- Provided data:
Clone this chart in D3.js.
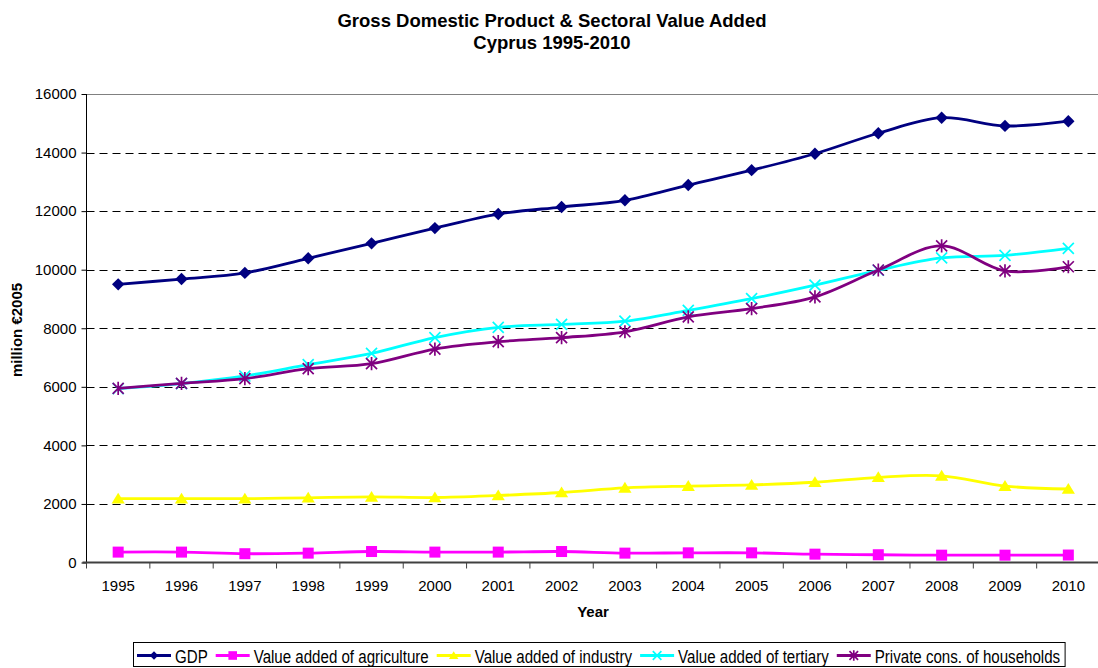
<!DOCTYPE html>
<html>
<head>
<meta charset="utf-8">
<script src="https://cdn.jsdelivr.net/npm/d3@7"></script>
<style>
  html, body { margin: 0; padding: 0; background: #fff; }
  svg { display: block; font-family: "Liberation Sans", Arial, sans-serif; }
</style>
</head>
<body>
<svg id="chart" width="1098" height="668"></svg>
<script>
// Cyprus GDP and sectoral value added, million euro (2005 prices)
const years = ["1995","1996","1997","1998","1999","2000","2001","2002","2003","2004","2005","2006","2007","2008","2009","2010"];
const gdp        = [9500, 9680, 9890, 10390, 10900, 11420, 11900, 12140, 12370, 12890, 13400, 13960, 14660, 15190, 14910, 15070];
const agriculture= [355, 355, 300, 320, 375, 355, 355, 375, 320, 330, 330, 285, 265, 250, 250, 255];
const industry   = [2180, 2180, 2180, 2210, 2240, 2220, 2290, 2390, 2550, 2610, 2650, 2740, 2910, 2960, 2610, 2510];
const tertiary   = [5940, 6110, 6370, 6760, 7140, 7680, 8030, 8130, 8240, 8610, 9010, 9470, 9980, 10400, 10490, 10730];
const households = [5950, 6120, 6280, 6620, 6790, 7290, 7540, 7680, 7880, 8390, 8670, 9070, 9990, 10810, 9960, 10100];
const yTicks = [0, 2000, 4000, 6000, 8000, 10000, 12000, 14000, 16000];

const series = [
  { name: "GDP", values: gdp, color: "#000080", marker: "diamond" },
  { name: "Value added of agriculture", values: agriculture, color: "#FF00FF", marker: "square" },
  { name: "Value added of industry", values: industry, color: "#FFFF00", marker: "triangle" },
  { name: "Value added of tertiary", values: tertiary, color: "#00FFFF", marker: "cross" },
  { name: "Private cons. of households", values: households, color: "#800080", marker: "star" }
];

const svg = d3.select("#chart");
const plot = { left: 86.5, right: 1100, top: 94, bottom: 562.5 };

const x = d3.scaleBand().domain(years).range([plot.left, plot.right]);
const y = d3.scaleLinear().domain([0, 16000]).range([plot.bottom, plot.top]);
const cx = d => x(d) + x.bandwidth() / 2;

// Titles
svg.append("text").attr("x", 552).attr("y", 27).attr("text-anchor", "middle")
  .attr("font-weight", "bold").attr("font-size", 18.5).text("Gross Domestic Product & Sectoral Value Added");
svg.append("text").attr("x", 552).attr("y", 49).attr("text-anchor", "middle")
  .attr("font-weight", "bold").attr("font-size", 18.5).text("Cyprus 1995-2010");

// Horizontal gridlines
svg.append("g").selectAll("line").data(yTicks.filter(t => t > 0)).join("line")
  .attr("x1", plot.left).attr("x2", 1098)
  .attr("y1", d => Math.round(y(d)) + 0.5).attr("y2", d => Math.round(y(d)) + 0.5)
  .attr("stroke", d => d === 16000 ? "#808080" : "#000")
  .attr("stroke-width", 1)
  .attr("stroke-dasharray", d => d === 16000 ? null : "8,5");

// Y axis
const yAxis = svg.append("g").attr("transform", `translate(${plot.left},0)`)
  .call(d3.axisLeft(y).tickValues(yTicks).tickSize(5).tickPadding(5).tickFormat(d3.format("d")));
yAxis.select(".domain").attr("stroke", "#000").attr("d", `M0,${plot.top}V${plot.bottom}`);
yAxis.selectAll(".tick line").attr("stroke", "#000");
yAxis.selectAll(".tick text").attr("font-size", 15).attr("fill", "#000")
  .attr("font-family", "'Liberation Sans', Arial, sans-serif");

// X axis with ticks at category boundaries
const xAxisG = svg.append("g").attr("transform", `translate(0,${plot.bottom})`);
xAxisG.append("line").attr("x1", plot.left - 4).attr("x2", 1098).attr("y1", 0).attr("y2", 0)
  .attr("stroke", "#404040").attr("stroke-width", 2);
xAxisG.selectAll("line.tk").data(years).join("line").attr("class", "tk")
  .attr("x1", d => x(d)).attr("x2", d => x(d)).attr("y1", 0).attr("y2", 6)
  .attr("stroke", "#404040").attr("stroke-width", 1);
xAxisG.selectAll("text").data(years).join("text")
  .attr("x", d => cx(d)).attr("y", 28).attr("text-anchor", "middle")
  .attr("font-size", 15).attr("fill", "#000").text(d => d);

// Axis titles
svg.append("text").attr("x", 593).attr("y", 617).attr("text-anchor", "middle")
  .attr("font-weight", "bold").attr("font-size", 15).text("Year");
svg.append("text").attr("transform", "translate(22,330) rotate(-90)").attr("text-anchor", "middle")
  .attr("font-weight", "bold").attr("font-size", 15).text("million \u20AC2005");

// Marker shapes
function drawMarker(g, type, px, py, color, s) {
  if (type === "diamond") {
    g.append("path").attr("d", `M${px},${py - s}L${px + s},${py}L${px},${py + s}L${px - s},${py}Z`).attr("fill", color);
  } else if (type === "square") {
    g.append("rect").attr("x", px - s).attr("y", py - s).attr("width", 2 * s).attr("height", 2 * s).attr("fill", color);
  } else if (type === "triangle") {
    g.append("path").attr("d", `M${px},${py - s}L${px + s * 1.1},${py + s * 0.8}L${px - s * 1.1},${py + s * 0.8}Z`).attr("fill", color);
  } else if (type === "cross") {
    g.append("path").attr("d", `M${px - s},${py - s}L${px + s},${py + s}M${px - s},${py + s}L${px + s},${py - s}`)
      .attr("stroke", color).attr("stroke-width", 1.7).attr("fill", "none");
  } else if (type === "star") {
    g.append("path").attr("d", `M${px - s},${py - s}L${px + s},${py + s}M${px - s},${py + s}L${px + s},${py - s}M${px},${py - s * 1.2}L${px},${py + s * 1.2}`)
      .attr("stroke", color).attr("stroke-width", 1.7).attr("fill", "none");
  }
}

const markerSize = { diamond: 6.2, square: 5.5, triangle: 6, cross: 5.5, star: 5.5 };

// Smoothed series lines with markers
const line = d3.line().x(d => cx(d.year)).y(d => y(d.value)).curve(d3.curveCardinal.tension(0));
series.forEach(s => {
  const pts = years.map((yr, i) => ({ year: yr, value: s.values[i] }));
  const g = svg.append("g");
  g.append("path").datum(pts).attr("d", line)
    .attr("fill", "none").attr("stroke", s.color).attr("stroke-width", 2.8);
  pts.forEach(p => drawMarker(g, s.marker, cx(p.year), y(p.value), s.color, markerSize[s.marker]));
});

// Legend
const legend = svg.append("g");
const legendBox = legend.append("rect").attr("x", 133.5).attr("y", 642.5).attr("height", 24)
  .attr("fill", "#fff").attr("stroke", "#000").attr("stroke-width", 1);
let lx = 137;
series.forEach(s => {
  const ly = 655.5;
  legend.append("line").attr("x1", lx).attr("x2", lx + 34).attr("y1", ly).attr("y2", ly)
    .attr("stroke", s.color).attr("stroke-width", 2.8);
  drawMarker(legend, s.marker, lx + 17, ly, s.color, 4.3);
  const t = legend.append("text").attr("x", lx + 38).attr("y", 662.5).attr("font-size", 17.5).attr("fill", "#000").text(s.name);
  const w = t.node().getComputedTextLength() * 0.862;
  t.attr("textLength", w).attr("lengthAdjust", "spacingAndGlyphs");
  lx = lx + 38 + w + 8;
});
legendBox.attr("width", lx - 133.5 - 3);
</script>
</body>
</html>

- What to do:
Exclude the images and reproduce the remaining data exactly.

- Response:
Clone this chart in D3.js.
<!DOCTYPE html>
<html>
<head>
<meta charset="utf-8">
<script src="https://cdn.jsdelivr.net/npm/d3@7"></script>
<style>
  html, body { margin: 0; padding: 0; background: #fff; }
  svg { display: block; font-family: "Liberation Sans", Arial, sans-serif; }
</style>
</head>
<body>
<svg id="chart" width="1098" height="668"></svg>
<script>
// Cyprus GDP and sectoral value added, million euro (2005 prices)
const years = ["1995","1996","1997","1998","1999","2000","2001","2002","2003","2004","2005","2006","2007","2008","2009","2010"];
const gdp        = [9500, 9680, 9890, 10390, 10900, 11420, 11900, 12140, 12370, 12890, 13400, 13960, 14660, 15190, 14910, 15070];
const agriculture= [355, 355, 300, 320, 375, 355, 355, 375, 320, 330, 330, 285, 265, 250, 250, 255];
const industry   = [2180, 2180, 2180, 2210, 2240, 2220, 2290, 2390, 2550, 2610, 2650, 2740, 2910, 2960, 2610, 2510];
const tertiary   = [5940, 6110, 6370, 6760, 7140, 7680, 8030, 8130, 8240, 8610, 9010, 9470, 9980, 10400, 10490, 10730];
const households = [5950, 6120, 6280, 6620, 6790, 7290, 7540, 7680, 7880, 8390, 8670, 9070, 9990, 10810, 9960, 10100];
const yTicks = [0, 2000, 4000, 6000, 8000, 10000, 12000, 14000, 16000];

const series = [
  { name: "GDP", values: gdp, color: "#000080", marker: "diamond" },
  { name: "Value added of agriculture", values: agriculture, color: "#FF00FF", marker: "square" },
  { name: "Value added of industry", values: industry, color: "#FFFF00", marker: "triangle" },
  { name: "Value added of tertiary", values: tertiary, color: "#00FFFF", marker: "cross" },
  { name: "Private cons. of households", values: households, color: "#800080", marker: "star" }
];

const svg = d3.select("#chart");
const plot = { left: 86.5, right: 1100, top: 94, bottom: 562.5 };

const x = d3.scaleBand().domain(years).range([plot.left, plot.right]);
const y = d3.scaleLinear().domain([0, 16000]).range([plot.bottom, plot.top]);
const cx = d => x(d) + x.bandwidth() / 2;

// Titles
svg.append("text").attr("x", 552).attr("y", 27).attr("text-anchor", "middle")
  .attr("font-weight", "bold").attr("font-size", 18.5).text("Gross Domestic Product & Sectoral Value Added");
svg.append("text").attr("x", 552).attr("y", 49).attr("text-anchor", "middle")
  .attr("font-weight", "bold").attr("font-size", 18.5).text("Cyprus 1995-2010");

// Horizontal gridlines
svg.append("g").selectAll("line").data(yTicks.filter(t => t > 0)).join("line")
  .attr("x1", plot.left).attr("x2", 1098)
  .attr("y1", d => Math.round(y(d)) + 0.5).attr("y2", d => Math.round(y(d)) + 0.5)
  .attr("stroke", d => d === 16000 ? "#808080" : "#000")
  .attr("stroke-width", 1)
  .attr("stroke-dasharray", d => d === 16000 ? null : "8,5");

// Y axis
const yAxis = svg.append("g").attr("transform", `translate(${plot.left},0)`)
  .call(d3.axisLeft(y).tickValues(yTicks).tickSize(5).tickPadding(5).tickFormat(d3.format("d")));
yAxis.select(".domain").attr("stroke", "#000").attr("d", `M0,${plot.top}V${plot.bottom}`);
yAxis.selectAll(".tick line").attr("stroke", "#000");
yAxis.selectAll(".tick text").attr("font-size", 15).attr("fill", "#000")
  .attr("font-family", "'Liberation Sans', Arial, sans-serif");

// X axis with ticks at category boundaries
const xAxisG = svg.append("g").attr("transform", `translate(0,${plot.bottom})`);
xAxisG.append("line").attr("x1", plot.left - 4).attr("x2", 1098).attr("y1", 0).attr("y2", 0)
  .attr("stroke", "#404040").attr("stroke-width", 2);
xAxisG.selectAll("line.tk").data(years).join("line").attr("class", "tk")
  .attr("x1", d => x(d)).attr("x2", d => x(d)).attr("y1", 0).attr("y2", 6)
  .attr("stroke", "#404040").attr("stroke-width", 1);
xAxisG.selectAll("text").data(years).join("text")
  .attr("x", d => cx(d)).attr("y", 28).attr("text-anchor", "middle")
  .attr("font-size", 15).attr("fill", "#000").text(d => d);

// Axis titles
svg.append("text").attr("x", 593).attr("y", 617).attr("text-anchor", "middle")
  .attr("font-weight", "bold").attr("font-size", 15).text("Year");
svg.append("text").attr("transform", "translate(22,330) rotate(-90)").attr("text-anchor", "middle")
  .attr("font-weight", "bold").attr("font-size", 15).text("million \u20AC2005");

// Marker shapes
function drawMarker(g, type, px, py, color, s) {
  if (type === "diamond") {
    g.append("path").attr("d", `M${px},${py - s}L${px + s},${py}L${px},${py + s}L${px - s},${py}Z`).attr("fill", color);
  } else if (type === "square") {
    g.append("rect").attr("x", px - s).attr("y", py - s).attr("width", 2 * s).attr("height", 2 * s).attr("fill", color);
  } else if (type === "triangle") {
    g.append("path").attr("d", `M${px},${py - s}L${px + s * 1.1},${py + s * 0.8}L${px - s * 1.1},${py + s * 0.8}Z`).attr("fill", color);
  } else if (type === "cross") {
    g.append("path").attr("d", `M${px - s},${py - s}L${px + s},${py + s}M${px - s},${py + s}L${px + s},${py - s}`)
      .attr("stroke", color).attr("stroke-width", 1.7).attr("fill", "none");
  } else if (type === "star") {
    g.append("path").attr("d", `M${px - s},${py - s}L${px + s},${py + s}M${px - s},${py + s}L${px + s},${py - s}M${px},${py - s * 1.2}L${px},${py + s * 1.2}`)
      .attr("stroke", color).attr("stroke-width", 1.7).attr("fill", "none");
  }
}

const markerSize = { diamond: 6.2, square: 5.5, triangle: 6, cross: 5.5, star: 5.5 };

// Smoothed series lines with markers
const line = d3.line().x(d => cx(d.year)).y(d => y(d.value)).curve(d3.curveCardinal.tension(0));
series.forEach(s => {
  const pts = years.map((yr, i) => ({ year: yr, value: s.values[i] }));
  const g = svg.append("g");
  g.append("path").datum(pts).attr("d", line)
    .attr("fill", "none").attr("stroke", s.color).attr("stroke-width", 2.8);
  pts.forEach(p => drawMarker(g, s.marker, cx(p.year), y(p.value), s.color, markerSize[s.marker]));
});

// Legend
const legend = svg.append("g");
const legendBox = legend.append("rect").attr("x", 133.5).attr("y", 642.5).attr("height", 24)
  .attr("fill", "#fff").attr("stroke", "#000").attr("stroke-width", 1);
let lx = 137;
series.forEach(s => {
  const ly = 655.5;
  legend.append("line").attr("x1", lx).attr("x2", lx + 34).attr("y1", ly).attr("y2", ly)
    .attr("stroke", s.color).attr("stroke-width", 2.8);
  drawMarker(legend, s.marker, lx + 17, ly, s.color, 4.3);
  const t = legend.append("text").attr("x", lx + 38).attr("y", 662.5).attr("font-size", 17.5).attr("fill", "#000").text(s.name);
  const w = t.node().getComputedTextLength() * 0.862;
  t.attr("textLength", w).attr("lengthAdjust", "spacingAndGlyphs");
  lx = lx + 38 + w + 8;
});
legendBox.attr("width", lx - 133.5 - 3);
</script>
</body>
</html>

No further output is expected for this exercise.